What needs to be done: Without the pictures, give the entries below again exactly as written.

Data supplied:
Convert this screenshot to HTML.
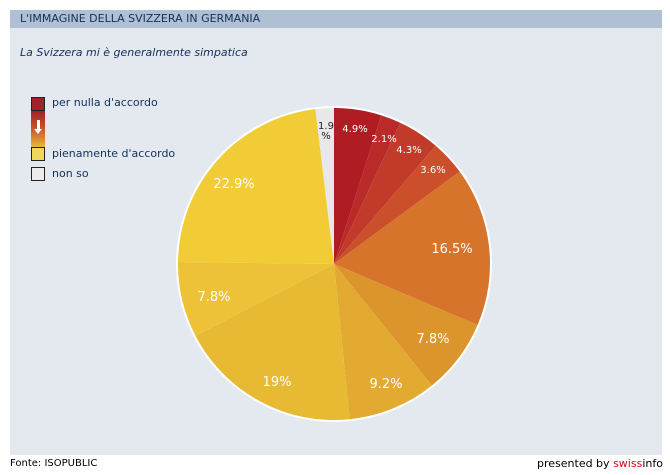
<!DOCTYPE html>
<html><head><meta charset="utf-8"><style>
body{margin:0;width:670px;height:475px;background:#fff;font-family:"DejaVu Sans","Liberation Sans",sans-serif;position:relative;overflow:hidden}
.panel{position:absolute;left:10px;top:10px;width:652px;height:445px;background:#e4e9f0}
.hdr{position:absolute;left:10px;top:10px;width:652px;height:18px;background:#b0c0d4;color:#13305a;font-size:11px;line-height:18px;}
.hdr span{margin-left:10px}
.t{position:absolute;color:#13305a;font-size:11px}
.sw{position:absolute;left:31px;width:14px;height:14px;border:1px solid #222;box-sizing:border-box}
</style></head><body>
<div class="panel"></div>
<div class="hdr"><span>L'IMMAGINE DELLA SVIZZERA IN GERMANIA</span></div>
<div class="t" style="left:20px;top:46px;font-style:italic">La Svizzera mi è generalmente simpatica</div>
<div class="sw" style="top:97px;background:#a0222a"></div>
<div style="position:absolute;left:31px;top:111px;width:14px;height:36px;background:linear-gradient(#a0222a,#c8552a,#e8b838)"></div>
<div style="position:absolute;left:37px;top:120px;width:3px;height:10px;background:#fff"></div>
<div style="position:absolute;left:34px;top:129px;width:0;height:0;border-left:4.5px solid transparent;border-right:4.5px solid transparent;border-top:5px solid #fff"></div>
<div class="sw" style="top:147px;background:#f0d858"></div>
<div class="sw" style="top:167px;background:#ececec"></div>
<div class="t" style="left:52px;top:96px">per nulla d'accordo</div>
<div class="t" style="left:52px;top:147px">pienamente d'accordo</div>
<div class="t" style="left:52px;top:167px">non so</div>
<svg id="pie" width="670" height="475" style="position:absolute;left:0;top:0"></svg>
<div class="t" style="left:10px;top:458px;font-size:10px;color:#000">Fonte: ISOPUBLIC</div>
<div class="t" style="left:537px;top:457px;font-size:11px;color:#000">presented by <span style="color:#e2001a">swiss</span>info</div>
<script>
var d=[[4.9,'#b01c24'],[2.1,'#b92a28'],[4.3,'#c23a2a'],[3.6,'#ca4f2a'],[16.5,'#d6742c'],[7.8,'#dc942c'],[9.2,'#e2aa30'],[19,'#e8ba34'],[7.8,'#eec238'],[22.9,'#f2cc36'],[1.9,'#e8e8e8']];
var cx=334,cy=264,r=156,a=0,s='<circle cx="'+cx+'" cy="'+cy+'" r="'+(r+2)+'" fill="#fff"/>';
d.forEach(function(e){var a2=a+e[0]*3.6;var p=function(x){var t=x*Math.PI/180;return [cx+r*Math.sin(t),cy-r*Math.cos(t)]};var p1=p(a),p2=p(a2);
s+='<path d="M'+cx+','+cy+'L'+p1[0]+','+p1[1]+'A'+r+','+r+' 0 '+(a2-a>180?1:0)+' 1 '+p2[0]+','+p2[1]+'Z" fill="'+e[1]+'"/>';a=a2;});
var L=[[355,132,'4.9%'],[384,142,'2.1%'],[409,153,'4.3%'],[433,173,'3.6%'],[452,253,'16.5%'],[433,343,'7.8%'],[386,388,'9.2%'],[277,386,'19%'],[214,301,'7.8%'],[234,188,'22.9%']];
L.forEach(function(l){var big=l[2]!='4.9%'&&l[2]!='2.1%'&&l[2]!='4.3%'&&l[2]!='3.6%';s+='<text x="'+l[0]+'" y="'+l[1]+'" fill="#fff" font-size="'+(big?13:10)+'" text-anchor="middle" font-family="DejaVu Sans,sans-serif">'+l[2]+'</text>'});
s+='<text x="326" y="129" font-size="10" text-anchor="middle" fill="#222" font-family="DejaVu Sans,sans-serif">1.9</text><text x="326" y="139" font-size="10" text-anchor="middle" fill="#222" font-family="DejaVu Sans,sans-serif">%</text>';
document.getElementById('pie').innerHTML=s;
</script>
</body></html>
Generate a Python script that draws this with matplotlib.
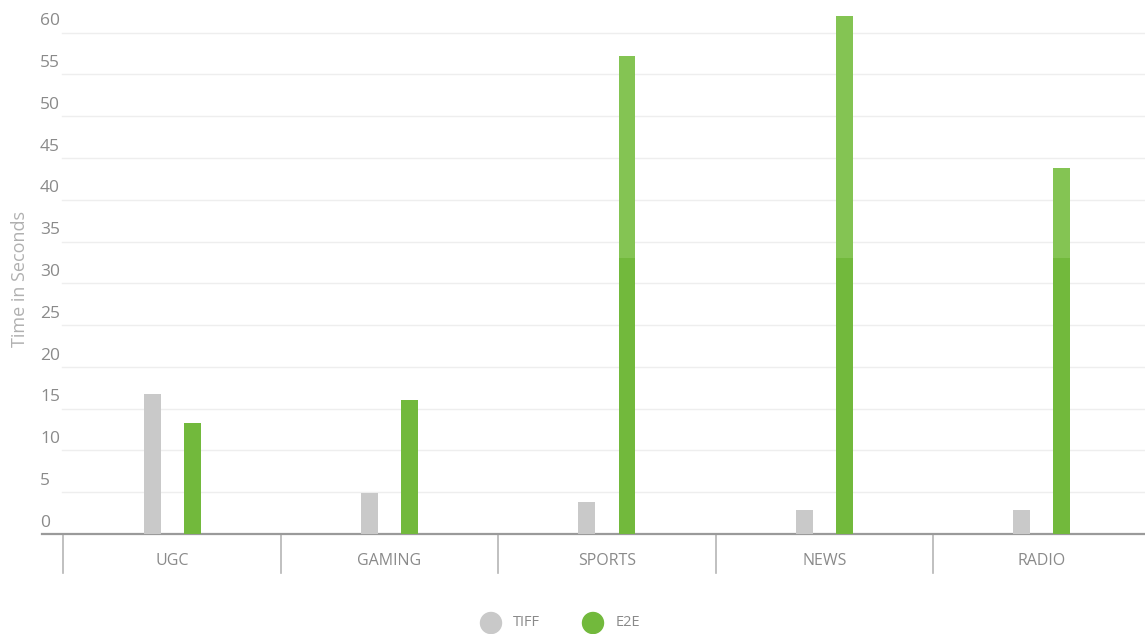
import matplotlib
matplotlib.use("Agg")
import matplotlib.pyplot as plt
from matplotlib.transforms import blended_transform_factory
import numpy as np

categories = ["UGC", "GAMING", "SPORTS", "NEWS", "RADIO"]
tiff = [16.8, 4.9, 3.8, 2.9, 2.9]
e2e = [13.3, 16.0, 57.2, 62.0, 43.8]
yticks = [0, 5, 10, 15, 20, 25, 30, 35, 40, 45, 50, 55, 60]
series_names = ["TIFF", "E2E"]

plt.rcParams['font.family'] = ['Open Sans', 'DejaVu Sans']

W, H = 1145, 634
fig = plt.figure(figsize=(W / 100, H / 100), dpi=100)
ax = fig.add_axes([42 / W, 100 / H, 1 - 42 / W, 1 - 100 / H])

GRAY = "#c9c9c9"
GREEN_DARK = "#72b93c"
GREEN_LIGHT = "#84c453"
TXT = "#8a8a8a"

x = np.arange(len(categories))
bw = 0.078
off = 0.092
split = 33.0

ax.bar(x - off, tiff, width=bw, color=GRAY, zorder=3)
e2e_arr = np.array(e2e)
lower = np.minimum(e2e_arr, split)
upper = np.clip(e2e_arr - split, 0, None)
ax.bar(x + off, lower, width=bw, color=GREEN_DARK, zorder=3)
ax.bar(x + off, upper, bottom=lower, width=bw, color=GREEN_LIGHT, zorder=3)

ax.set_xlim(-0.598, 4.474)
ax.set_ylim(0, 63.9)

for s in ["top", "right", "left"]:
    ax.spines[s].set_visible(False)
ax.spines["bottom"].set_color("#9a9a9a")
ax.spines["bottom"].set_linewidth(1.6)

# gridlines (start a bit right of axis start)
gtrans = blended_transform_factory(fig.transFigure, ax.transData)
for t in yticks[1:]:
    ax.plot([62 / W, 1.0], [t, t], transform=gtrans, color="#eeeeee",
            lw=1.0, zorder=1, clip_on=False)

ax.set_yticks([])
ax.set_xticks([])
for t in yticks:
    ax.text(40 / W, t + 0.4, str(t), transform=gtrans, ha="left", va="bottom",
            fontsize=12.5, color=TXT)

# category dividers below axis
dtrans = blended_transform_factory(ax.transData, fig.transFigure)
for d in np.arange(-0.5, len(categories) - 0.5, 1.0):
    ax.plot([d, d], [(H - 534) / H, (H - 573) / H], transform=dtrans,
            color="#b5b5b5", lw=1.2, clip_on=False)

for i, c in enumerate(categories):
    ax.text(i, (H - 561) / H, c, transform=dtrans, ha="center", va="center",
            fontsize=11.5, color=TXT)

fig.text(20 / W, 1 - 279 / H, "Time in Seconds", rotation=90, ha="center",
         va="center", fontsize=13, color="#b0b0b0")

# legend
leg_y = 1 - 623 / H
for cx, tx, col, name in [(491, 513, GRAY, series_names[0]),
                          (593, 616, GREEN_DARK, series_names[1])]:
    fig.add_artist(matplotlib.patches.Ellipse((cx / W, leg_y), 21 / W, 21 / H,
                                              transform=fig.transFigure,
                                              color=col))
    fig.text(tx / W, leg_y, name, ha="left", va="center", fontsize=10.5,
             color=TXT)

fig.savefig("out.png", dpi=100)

Solved problem:
Convert this screenshot to HTML.
<!DOCTYPE html>
<html><head><meta charset="utf-8"><style>
body{margin:0;width:670px;height:475px;background:#fff;font-family:"DejaVu Sans","Liberation Sans",sans-serif;position:relative;overflow:hidden}
.panel{position:absolute;left:10px;top:10px;width:652px;height:445px;background:#e4e9f0}
.hdr{position:absolute;left:10px;top:10px;width:652px;height:18px;background:#b0c0d4;color:#13305a;font-size:11px;line-height:18px;}
.hdr span{margin-left:10px}
.t{position:absolute;color:#13305a;font-size:11px}
.sw{position:absolute;left:31px;width:14px;height:14px;border:1px solid #222;box-sizing:border-box}
</style></head><body>
<div class="panel"></div>
<div class="hdr"><span>L'IMMAGINE DELLA SVIZZERA IN GERMANIA</span></div>
<div class="t" style="left:20px;top:46px;font-style:italic">La Svizzera mi è generalmente simpatica</div>
<div class="sw" style="top:97px;background:#a0222a"></div>
<div style="position:absolute;left:31px;top:111px;width:14px;height:36px;background:linear-gradient(#a0222a,#c8552a,#e8b838)"></div>
<div style="position:absolute;left:37px;top:120px;width:3px;height:10px;background:#fff"></div>
<div style="position:absolute;left:34px;top:129px;width:0;height:0;border-left:4.5px solid transparent;border-right:4.5px solid transparent;border-top:5px solid #fff"></div>
<div class="sw" style="top:147px;background:#f0d858"></div>
<div class="sw" style="top:167px;background:#ececec"></div>
<div class="t" style="left:52px;top:96px">per nulla d'accordo</div>
<div class="t" style="left:52px;top:147px">pienamente d'accordo</div>
<div class="t" style="left:52px;top:167px">non so</div>
<svg id="pie" width="670" height="475" style="position:absolute;left:0;top:0"></svg>
<div class="t" style="left:10px;top:458px;font-size:10px;color:#000">Fonte: ISOPUBLIC</div>
<div class="t" style="left:537px;top:457px;font-size:11px;color:#000">presented by <span style="color:#e2001a">swiss</span>info</div>
<script>
var d=[[4.9,'#b01c24'],[2.1,'#b92a28'],[4.3,'#c23a2a'],[3.6,'#ca4f2a'],[16.5,'#d6742c'],[7.8,'#dc942c'],[9.2,'#e2aa30'],[19,'#e8ba34'],[7.8,'#eec238'],[22.9,'#f2cc36'],[1.9,'#e8e8e8']];
var cx=334,cy=264,r=156,a=0,s='<circle cx="'+cx+'" cy="'+cy+'" r="'+(r+2)+'" fill="#fff"/>';
d.forEach(function(e){var a2=a+e[0]*3.6;var p=function(x){var t=x*Math.PI/180;return [cx+r*Math.sin(t),cy-r*Math.cos(t)]};var p1=p(a),p2=p(a2);
s+='<path d="M'+cx+','+cy+'L'+p1[0]+','+p1[1]+'A'+r+','+r+' 0 '+(a2-a>180?1:0)+' 1 '+p2[0]+','+p2[1]+'Z" fill="'+e[1]+'"/>';a=a2;});
var L=[[355,132,'4.9%'],[384,142,'2.1%'],[409,153,'4.3%'],[433,173,'3.6%'],[452,253,'16.5%'],[433,343,'7.8%'],[386,388,'9.2%'],[277,386,'19%'],[214,301,'7.8%'],[234,188,'22.9%']];
L.forEach(function(l){var big=l[2]!='4.9%'&&l[2]!='2.1%'&&l[2]!='4.3%'&&l[2]!='3.6%';s+='<text x="'+l[0]+'" y="'+l[1]+'" fill="#fff" font-size="'+(big?13:10)+'" text-anchor="middle" font-family="DejaVu Sans,sans-serif">'+l[2]+'</text>'});
s+='<text x="326" y="129" font-size="10" text-anchor="middle" fill="#222" font-family="DejaVu Sans,sans-serif">1.9</text><text x="326" y="139" font-size="10" text-anchor="middle" fill="#222" font-family="DejaVu Sans,sans-serif">%</text>';
document.getElementById('pie').innerHTML=s;
</script>
</body></html>
Generate a Python script that draws this with matplotlib.
import matplotlib
matplotlib.use("Agg")
import matplotlib.pyplot as plt
from matplotlib.transforms import blended_transform_factory
import numpy as np

categories = ["UGC", "GAMING", "SPORTS", "NEWS", "RADIO"]
tiff = [16.8, 4.9, 3.8, 2.9, 2.9]
e2e = [13.3, 16.0, 57.2, 62.0, 43.8]
yticks = [0, 5, 10, 15, 20, 25, 30, 35, 40, 45, 50, 55, 60]
series_names = ["TIFF", "E2E"]

plt.rcParams['font.family'] = ['Open Sans', 'DejaVu Sans']

W, H = 1145, 634
fig = plt.figure(figsize=(W / 100, H / 100), dpi=100)
ax = fig.add_axes([42 / W, 100 / H, 1 - 42 / W, 1 - 100 / H])

GRAY = "#c9c9c9"
GREEN_DARK = "#72b93c"
GREEN_LIGHT = "#84c453"
TXT = "#8a8a8a"

x = np.arange(len(categories))
bw = 0.078
off = 0.092
split = 33.0

ax.bar(x - off, tiff, width=bw, color=GRAY, zorder=3)
e2e_arr = np.array(e2e)
lower = np.minimum(e2e_arr, split)
upper = np.clip(e2e_arr - split, 0, None)
ax.bar(x + off, lower, width=bw, color=GREEN_DARK, zorder=3)
ax.bar(x + off, upper, bottom=lower, width=bw, color=GREEN_LIGHT, zorder=3)

ax.set_xlim(-0.598, 4.474)
ax.set_ylim(0, 63.9)

for s in ["top", "right", "left"]:
    ax.spines[s].set_visible(False)
ax.spines["bottom"].set_color("#9a9a9a")
ax.spines["bottom"].set_linewidth(1.6)

# gridlines (start a bit right of axis start)
gtrans = blended_transform_factory(fig.transFigure, ax.transData)
for t in yticks[1:]:
    ax.plot([62 / W, 1.0], [t, t], transform=gtrans, color="#eeeeee",
            lw=1.0, zorder=1, clip_on=False)

ax.set_yticks([])
ax.set_xticks([])
for t in yticks:
    ax.text(40 / W, t + 0.4, str(t), transform=gtrans, ha="left", va="bottom",
            fontsize=12.5, color=TXT)

# category dividers below axis
dtrans = blended_transform_factory(ax.transData, fig.transFigure)
for d in np.arange(-0.5, len(categories) - 0.5, 1.0):
    ax.plot([d, d], [(H - 534) / H, (H - 573) / H], transform=dtrans,
            color="#b5b5b5", lw=1.2, clip_on=False)

for i, c in enumerate(categories):
    ax.text(i, (H - 561) / H, c, transform=dtrans, ha="center", va="center",
            fontsize=11.5, color=TXT)

fig.text(20 / W, 1 - 279 / H, "Time in Seconds", rotation=90, ha="center",
         va="center", fontsize=13, color="#b0b0b0")

# legend
leg_y = 1 - 623 / H
for cx, tx, col, name in [(491, 513, GRAY, series_names[0]),
                          (593, 616, GREEN_DARK, series_names[1])]:
    fig.add_artist(matplotlib.patches.Ellipse((cx / W, leg_y), 21 / W, 21 / H,
                                              transform=fig.transFigure,
                                              color=col))
    fig.text(tx / W, leg_y, name, ha="left", va="center", fontsize=10.5,
             color=TXT)

fig.savefig("out.png", dpi=100)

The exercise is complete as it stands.